We all responded, according to the ritual, and with all our hearts, “Amen!”
In the silence of the night, the echo reverberated off the mountain, the forest, and the bend in the river. An “Amen!” swelling like the voice of millions of pilgrims or an army preparing for war. Our fervor and the majesty of the echo intensified Grandfather’s zeal. He continued the prayer, leaving us a space of silence after each phrase for us to give it our “Amen!”
“O God, we seek your protection from weakness and sloth. (Amen!)
“We seek your protection from cowardice and greed. (Amen!)
“We seek your protection from debt and from men triumphing over us. (Amen!)
“We seek your protection from need, except for you, from lowliness, except before you, and from fear, except of you. (Amen!)
“We seek your protection from the worst of mankind, from worry for our daily bread, and from wicked ways. (Amen!)
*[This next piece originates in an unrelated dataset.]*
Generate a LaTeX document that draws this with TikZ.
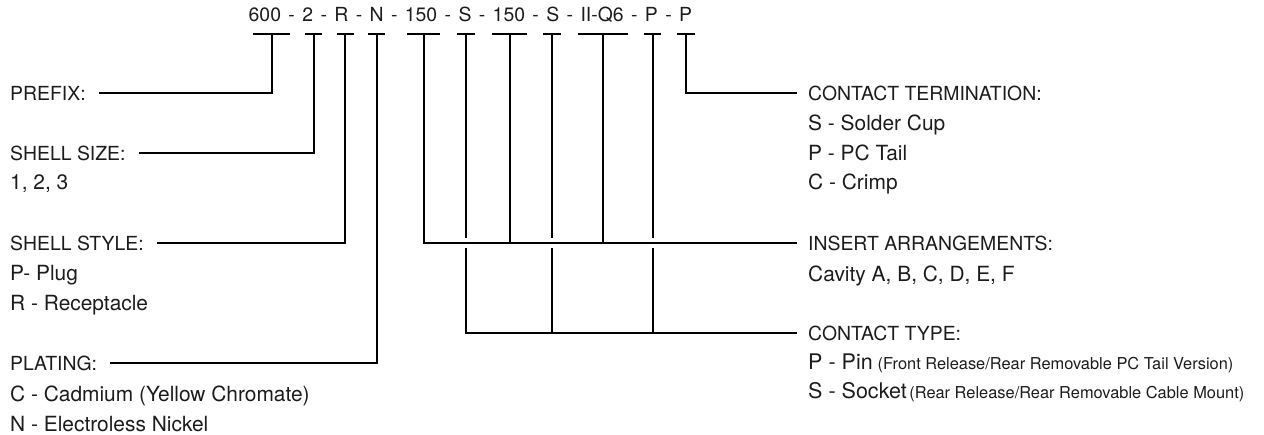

“We seek your protection from our enemies taking joy in our pain, from the illness that doesn’t go away, and from the crushing of our hopes, O most merciful of all merciful ones, O Lord of the worlds! (Amen! A-a-men!)”
Then we carried our things and pressed into the forest, everyone seeking a spot upon which to build his new home. And to this day, I still hear the echo of that “Amen,” awesome like nothing else.